Rows from a dataset of charts and code:

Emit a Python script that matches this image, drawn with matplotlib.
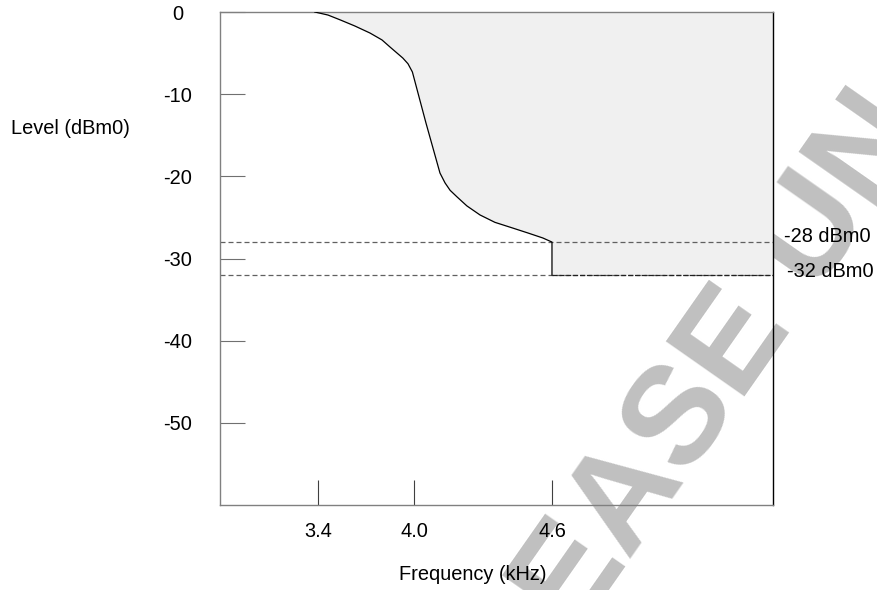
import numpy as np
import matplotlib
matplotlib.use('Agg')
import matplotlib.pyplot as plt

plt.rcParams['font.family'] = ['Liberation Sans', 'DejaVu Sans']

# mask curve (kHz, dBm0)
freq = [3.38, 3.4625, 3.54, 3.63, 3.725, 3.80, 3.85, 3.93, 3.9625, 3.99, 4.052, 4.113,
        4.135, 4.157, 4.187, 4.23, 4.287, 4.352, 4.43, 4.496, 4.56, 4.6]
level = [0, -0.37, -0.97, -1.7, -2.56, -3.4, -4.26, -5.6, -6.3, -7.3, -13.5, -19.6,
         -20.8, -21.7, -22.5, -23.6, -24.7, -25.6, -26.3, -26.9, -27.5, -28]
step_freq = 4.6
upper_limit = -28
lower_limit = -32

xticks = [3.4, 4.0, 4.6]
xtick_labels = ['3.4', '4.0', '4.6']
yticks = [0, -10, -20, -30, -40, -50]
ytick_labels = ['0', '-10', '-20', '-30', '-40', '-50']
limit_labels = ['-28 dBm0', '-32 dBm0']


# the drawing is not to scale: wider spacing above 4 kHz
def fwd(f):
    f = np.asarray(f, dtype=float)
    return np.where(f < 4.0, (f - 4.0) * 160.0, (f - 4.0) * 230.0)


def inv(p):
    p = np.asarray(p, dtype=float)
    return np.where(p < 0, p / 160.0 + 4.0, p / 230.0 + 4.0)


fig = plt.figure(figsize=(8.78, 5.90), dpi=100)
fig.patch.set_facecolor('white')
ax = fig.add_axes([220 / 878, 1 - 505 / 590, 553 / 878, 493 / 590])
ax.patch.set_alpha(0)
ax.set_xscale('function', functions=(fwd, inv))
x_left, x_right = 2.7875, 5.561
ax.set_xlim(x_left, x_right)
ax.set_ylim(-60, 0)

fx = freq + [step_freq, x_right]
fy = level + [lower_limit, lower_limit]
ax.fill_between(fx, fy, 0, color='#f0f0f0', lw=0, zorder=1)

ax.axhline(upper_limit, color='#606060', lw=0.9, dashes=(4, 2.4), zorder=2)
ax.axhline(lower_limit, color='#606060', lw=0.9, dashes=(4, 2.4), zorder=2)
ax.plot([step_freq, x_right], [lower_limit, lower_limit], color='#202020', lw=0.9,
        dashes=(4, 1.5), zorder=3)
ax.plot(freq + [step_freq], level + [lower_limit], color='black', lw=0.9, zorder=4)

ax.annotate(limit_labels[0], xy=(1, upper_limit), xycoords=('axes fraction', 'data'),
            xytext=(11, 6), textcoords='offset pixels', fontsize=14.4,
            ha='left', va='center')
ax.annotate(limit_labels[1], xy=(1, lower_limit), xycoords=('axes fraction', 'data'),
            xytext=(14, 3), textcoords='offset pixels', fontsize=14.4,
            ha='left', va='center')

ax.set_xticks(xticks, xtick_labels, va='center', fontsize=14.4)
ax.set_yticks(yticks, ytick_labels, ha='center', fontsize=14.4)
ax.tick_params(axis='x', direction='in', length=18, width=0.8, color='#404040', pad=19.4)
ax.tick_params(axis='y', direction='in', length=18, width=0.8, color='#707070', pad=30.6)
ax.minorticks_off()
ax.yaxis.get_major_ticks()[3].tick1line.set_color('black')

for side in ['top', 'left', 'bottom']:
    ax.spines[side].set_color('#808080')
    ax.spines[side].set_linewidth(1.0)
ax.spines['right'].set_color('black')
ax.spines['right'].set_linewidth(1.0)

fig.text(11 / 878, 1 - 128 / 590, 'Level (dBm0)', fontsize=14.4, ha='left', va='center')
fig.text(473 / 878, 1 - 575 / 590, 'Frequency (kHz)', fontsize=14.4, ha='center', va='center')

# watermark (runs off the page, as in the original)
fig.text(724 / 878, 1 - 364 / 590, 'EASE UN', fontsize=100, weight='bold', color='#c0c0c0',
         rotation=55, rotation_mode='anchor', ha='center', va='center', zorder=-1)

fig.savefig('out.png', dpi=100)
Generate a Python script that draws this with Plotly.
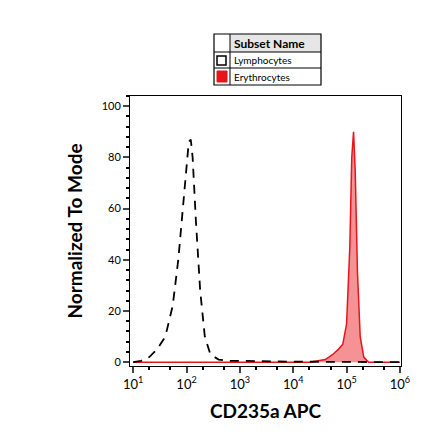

WRITTEN TASK – Please repeat the entries exactly. Do not include the pictures.

COMPLETED EXERCISE –
Emit a Python script that matches this image, drawn with matplotlib.
import numpy as np
import matplotlib
matplotlib.use('Agg')
import matplotlib.pyplot as plt

plt.rcParams['font.family'] = ['Liberation Sans', 'DejaVu Sans']

# mask curve (kHz, dBm0)
freq = [3.38, 3.4625, 3.54, 3.63, 3.725, 3.80, 3.85, 3.93, 3.9625, 3.99, 4.052, 4.113,
        4.135, 4.157, 4.187, 4.23, 4.287, 4.352, 4.43, 4.496, 4.56, 4.6]
level = [0, -0.37, -0.97, -1.7, -2.56, -3.4, -4.26, -5.6, -6.3, -7.3, -13.5, -19.6,
         -20.8, -21.7, -22.5, -23.6, -24.7, -25.6, -26.3, -26.9, -27.5, -28]
step_freq = 4.6
upper_limit = -28
lower_limit = -32

xticks = [3.4, 4.0, 4.6]
xtick_labels = ['3.4', '4.0', '4.6']
yticks = [0, -10, -20, -30, -40, -50]
ytick_labels = ['0', '-10', '-20', '-30', '-40', '-50']
limit_labels = ['-28 dBm0', '-32 dBm0']


# the drawing is not to scale: wider spacing above 4 kHz
def fwd(f):
    f = np.asarray(f, dtype=float)
    return np.where(f < 4.0, (f - 4.0) * 160.0, (f - 4.0) * 230.0)


def inv(p):
    p = np.asarray(p, dtype=float)
    return np.where(p < 0, p / 160.0 + 4.0, p / 230.0 + 4.0)


fig = plt.figure(figsize=(8.78, 5.90), dpi=100)
fig.patch.set_facecolor('white')
ax = fig.add_axes([220 / 878, 1 - 505 / 590, 553 / 878, 493 / 590])
ax.patch.set_alpha(0)
ax.set_xscale('function', functions=(fwd, inv))
x_left, x_right = 2.7875, 5.561
ax.set_xlim(x_left, x_right)
ax.set_ylim(-60, 0)

fx = freq + [step_freq, x_right]
fy = level + [lower_limit, lower_limit]
ax.fill_between(fx, fy, 0, color='#f0f0f0', lw=0, zorder=1)

ax.axhline(upper_limit, color='#606060', lw=0.9, dashes=(4, 2.4), zorder=2)
ax.axhline(lower_limit, color='#606060', lw=0.9, dashes=(4, 2.4), zorder=2)
ax.plot([step_freq, x_right], [lower_limit, lower_limit], color='#202020', lw=0.9,
        dashes=(4, 1.5), zorder=3)
ax.plot(freq + [step_freq], level + [lower_limit], color='black', lw=0.9, zorder=4)

ax.annotate(limit_labels[0], xy=(1, upper_limit), xycoords=('axes fraction', 'data'),
            xytext=(11, 6), textcoords='offset pixels', fontsize=14.4,
            ha='left', va='center')
ax.annotate(limit_labels[1], xy=(1, lower_limit), xycoords=('axes fraction', 'data'),
            xytext=(14, 3), textcoords='offset pixels', fontsize=14.4,
            ha='left', va='center')

ax.set_xticks(xticks, xtick_labels, va='center', fontsize=14.4)
ax.set_yticks(yticks, ytick_labels, ha='center', fontsize=14.4)
ax.tick_params(axis='x', direction='in', length=18, width=0.8, color='#404040', pad=19.4)
ax.tick_params(axis='y', direction='in', length=18, width=0.8, color='#707070', pad=30.6)
ax.minorticks_off()
ax.yaxis.get_major_ticks()[3].tick1line.set_color('black')

for side in ['top', 'left', 'bottom']:
    ax.spines[side].set_color('#808080')
    ax.spines[side].set_linewidth(1.0)
ax.spines['right'].set_color('black')
ax.spines['right'].set_linewidth(1.0)

fig.text(11 / 878, 1 - 128 / 590, 'Level (dBm0)', fontsize=14.4, ha='left', va='center')
fig.text(473 / 878, 1 - 575 / 590, 'Frequency (kHz)', fontsize=14.4, ha='center', va='center')

# watermark (runs off the page, as in the original)
fig.text(724 / 878, 1 - 364 / 590, 'EASE UN', fontsize=100, weight='bold', color='#c0c0c0',
         rotation=55, rotation_mode='anchor', ha='center', va='center', zorder=-1)

fig.savefig('out.png', dpi=100)
Generate a Python script that draws this with Plotly.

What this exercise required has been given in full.